793.94/2087
The Consul General at Nanking (Peck) to the Minister in China (Johnson)10
Sir: I have the honor to refer to my despatch No. 93 of September 12, 1931 with which I transmitted a copy of a Memorandum dated September 10, 1931 prepared in the Chinese Ministry of Foreign Affairs and handed through me to the American Legation, in which the view was expressed that Japan is endeavoring to prepare the ground for forcible action by that country in Manchuria.
In this connection I have the honor to report to the Legation the gist of an interesting conversation held by Consul P. W. Meyer of this Consulate General on the evening of September 11, 1931, with a very intelligent and reliable Chinese newspaper correspondent. The informant is in close touch with Chinese officials in Nanking and this office has hitherto found his statements of fact dependable.
[Page 8]The informant told Mr. Meyer confidentially that on the night of September 10, 1931, President Chiang Kai-shek received an urgent telegram from Marshal Chang Hsueh-liang stating that it had always been his policy to support the National Government; that he realized that should the Nanking Government fall there would be no central Government in China for some time to come; but that, much to his regret, he was obliged to report that a state of affairs then existed in the North which would make it impossible for him again to render assistance to the National Government, even though his assistance might be needed, and that the National Government should no longer rely upon him for such assistance. The informant said that the expression “state of affairs” referred indubitably to the situation created by the Japanese.
The informant stated, also, that the reason why General Chang Tso-hsiang had presented his resignation from the post of Chairman of the Provincial Government of Kirin was not the death of his father, as stated, but because General Chang felt himself unable to cope with Japanese pressure in Manchuria.
In a conversation held by me with Mr. T. V. Soong, the Minister of Finance, on September 13, 1931, I asked him whether General Chang Tso-hsiang had resigned for the reason given above. Mr. Soong denied it, and said he had resigned merely because of the death of his father, and the Government had already persuaded him to withdraw his resignation and remain at his post. It is possible that General Chang Tso-hsiang acted from mixed motives.

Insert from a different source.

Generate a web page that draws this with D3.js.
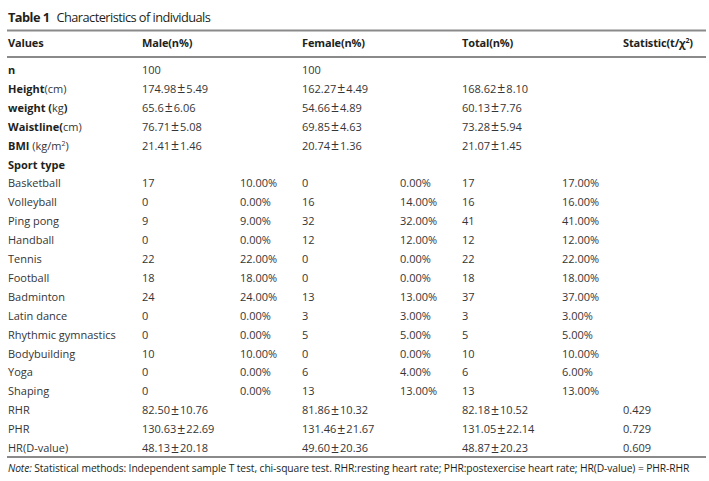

It was asserted by the informant that the Japanese were assisting the Cantonese group with money and munitions—the result, in part, of Eugene Chen’s visit to Japan during the past summer. In this connection I have the honor to refer to my despatch No. L–65, of August 1, 1931, wherein I reported a statement made to me by an officer of the Bureau of Aviation of the National Government, to the effect that the Chinese authorities had precise evidence that General Shih Yu-san received $500,000 Chinese currency from the Japanese to induce him to revolt and that a similar sum was received from the same source by General Han Fu-chu.
There is enclosed with this despatch a copy of a mail press despatch published in Shanghai September 14, 1931,11 in which the United Press Staff correspondent reports that the report is prevalent in Chinese papers in Peiping that the Japanese military party is assisting the faction at Canton.
In view of the wide-spread belief that the Far Eastern Review, published in Shanghai, receives some support and inspiration from Japanese sources, it is interesting to note that in the August number of that [Page 9] journal there appear three articles written by Mr. George Bronson Rea, an American citizen, entitled “The Communist Menace in Manchuria”, “Realities”, and “Behind Wanpaoshan”, which have bearing on the question of whether Japan is contemplating forcible action in Manchuria. The general idea behind these articles is that China is politically bankrupt, that the country cannot be administratively united, and that the Powers should abandon the attempt to maintain the political and administrative integrity of China and should deal with different portions of the country as separate entities. The paragraph which begins at the bottom of page 466 of this number of the Far Eastern Review is especially emphatic in its forecast of the probability that Japan will take forcible action to protect Japanese interests in Manchuria if the latter are at any time seriously threatened.